# [Material for the task]
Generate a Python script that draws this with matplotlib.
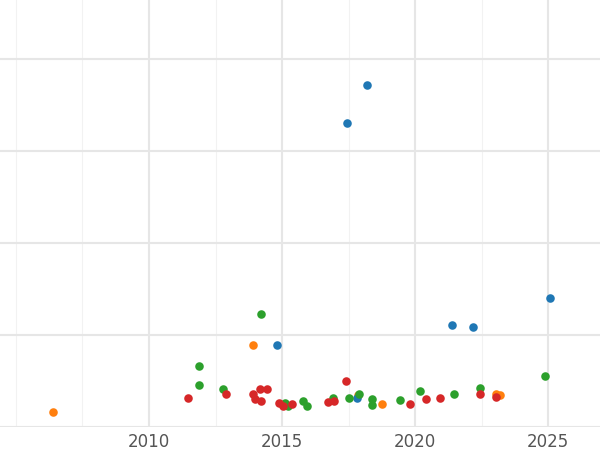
import matplotlib
matplotlib.use("Agg")
import matplotlib.pyplot as plt
from matplotlib.ticker import MultipleLocator, FixedLocator, NullFormatter

# series values (year, value)
orange_x = [2006.39, 2013.91, 2017.86, 2018.76, 2023.05, 2023.20]
orange_y = [0.16, 0.89, 0.35, 0.25, 0.36, 0.35]

blue_x = [2018.20, 2017.44, 2025.08, 2021.39, 2022.18, 2014.81, 2017.82]
blue_y = [3.72, 3.30, 1.40, 1.11, 1.09, 0.89, 0.32]

green_x = [2014.21, 2011.88, 2011.88, 2012.78, 2024.89, 2020.19, 2022.44, 2021.47, 2017.52,
           2017.89, 2018.38, 2018.38, 2019.44, 2015.79, 2015.94, 2015.11, 2015.23, 2016.92]
green_y = [1.23, 0.66, 0.46, 0.41, 0.55, 0.39, 0.42, 0.36, 0.32,
           0.36, 0.30, 0.24, 0.29, 0.28, 0.23, 0.26, 0.23, 0.32]

red_x = [2011.47, 2012.89, 2013.91, 2014.17, 2014.44, 2013.98, 2014.21, 2017.41, 2014.89,
         2015.04, 2015.38, 2016.73, 2016.95, 2019.81, 2020.41, 2020.94, 2022.44, 2023.05]
red_y = [0.32, 0.36, 0.36, 0.41, 0.41, 0.30, 0.28, 0.50, 0.26,
         0.23, 0.25, 0.27, 0.28, 0.25, 0.30, 0.32, 0.36, 0.33]

x_ticks = [2010, 2015, 2020, 2025]

fig = plt.figure(figsize=(6, 4.5), dpi=100)
ax = fig.add_axes([0, 23 / 450, 1, 427 / 450])

for xs, ys, c in [(orange_x, orange_y, "#ff7f0e"), (blue_x, blue_y, "#1f77b4"),
                  (green_x, green_y, "#2ca02c"), (red_x, red_y, "#d62728")]:
    ax.scatter(xs, ys, s=38, color=c, zorder=3, linewidths=0)

ax.set_xlim(2004.4, 2026.95)
ax.set_ylim(0, 4.64)
ax.xaxis.set_major_locator(FixedLocator(x_ticks))
ax.xaxis.set_minor_locator(FixedLocator([2005, 2007.5, 2012.5, 2017.5, 2022.5]))
ax.xaxis.set_minor_formatter(NullFormatter())
ax.yaxis.set_major_locator(MultipleLocator(1))
ax.set_yticklabels([])
ax.grid(which="major", color="#e6e6e6", linewidth=1.5)
ax.grid(which="minor", axis="x", color="#f2f2f2", linewidth=0.8)
ax.tick_params(which="both", length=0, labelsize=12, labelcolor="#555555", pad=4)
for s in ax.spines.values():
    s.set_visible(False)

fig.savefig("out.png")
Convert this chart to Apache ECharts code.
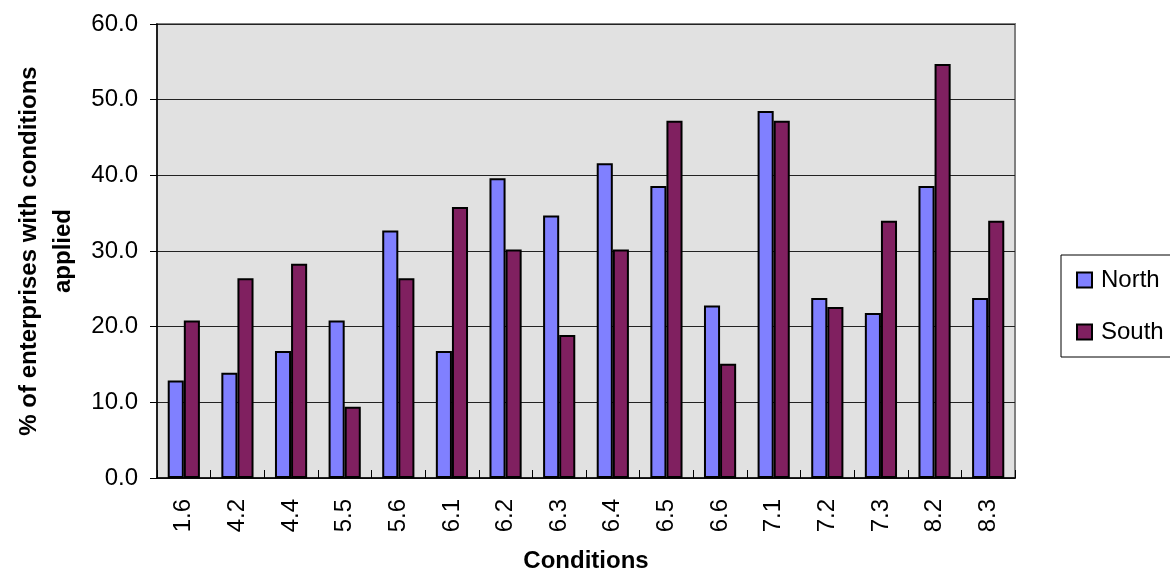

# [What you should do]
Each entry above is to be written out again unchanged, apart from the pictures, which are left out.

# [Exercise solution]
Generate a Python script that draws this with matplotlib.
import matplotlib
matplotlib.use("Agg")
import matplotlib.pyplot as plt
from matplotlib.ticker import MultipleLocator, FixedLocator, NullFormatter

# series values (year, value)
orange_x = [2006.39, 2013.91, 2017.86, 2018.76, 2023.05, 2023.20]
orange_y = [0.16, 0.89, 0.35, 0.25, 0.36, 0.35]

blue_x = [2018.20, 2017.44, 2025.08, 2021.39, 2022.18, 2014.81, 2017.82]
blue_y = [3.72, 3.30, 1.40, 1.11, 1.09, 0.89, 0.32]

green_x = [2014.21, 2011.88, 2011.88, 2012.78, 2024.89, 2020.19, 2022.44, 2021.47, 2017.52,
           2017.89, 2018.38, 2018.38, 2019.44, 2015.79, 2015.94, 2015.11, 2015.23, 2016.92]
green_y = [1.23, 0.66, 0.46, 0.41, 0.55, 0.39, 0.42, 0.36, 0.32,
           0.36, 0.30, 0.24, 0.29, 0.28, 0.23, 0.26, 0.23, 0.32]

red_x = [2011.47, 2012.89, 2013.91, 2014.17, 2014.44, 2013.98, 2014.21, 2017.41, 2014.89,
         2015.04, 2015.38, 2016.73, 2016.95, 2019.81, 2020.41, 2020.94, 2022.44, 2023.05]
red_y = [0.32, 0.36, 0.36, 0.41, 0.41, 0.30, 0.28, 0.50, 0.26,
         0.23, 0.25, 0.27, 0.28, 0.25, 0.30, 0.32, 0.36, 0.33]

x_ticks = [2010, 2015, 2020, 2025]

fig = plt.figure(figsize=(6, 4.5), dpi=100)
ax = fig.add_axes([0, 23 / 450, 1, 427 / 450])

for xs, ys, c in [(orange_x, orange_y, "#ff7f0e"), (blue_x, blue_y, "#1f77b4"),
                  (green_x, green_y, "#2ca02c"), (red_x, red_y, "#d62728")]:
    ax.scatter(xs, ys, s=38, color=c, zorder=3, linewidths=0)

ax.set_xlim(2004.4, 2026.95)
ax.set_ylim(0, 4.64)
ax.xaxis.set_major_locator(FixedLocator(x_ticks))
ax.xaxis.set_minor_locator(FixedLocator([2005, 2007.5, 2012.5, 2017.5, 2022.5]))
ax.xaxis.set_minor_formatter(NullFormatter())
ax.yaxis.set_major_locator(MultipleLocator(1))
ax.set_yticklabels([])
ax.grid(which="major", color="#e6e6e6", linewidth=1.5)
ax.grid(which="minor", axis="x", color="#f2f2f2", linewidth=0.8)
ax.tick_params(which="both", length=0, labelsize=12, labelcolor="#555555", pad=4)
for s in ax.spines.values():
    s.set_visible(False)

fig.savefig("out.png")
Convert this chart to Apache ECharts code.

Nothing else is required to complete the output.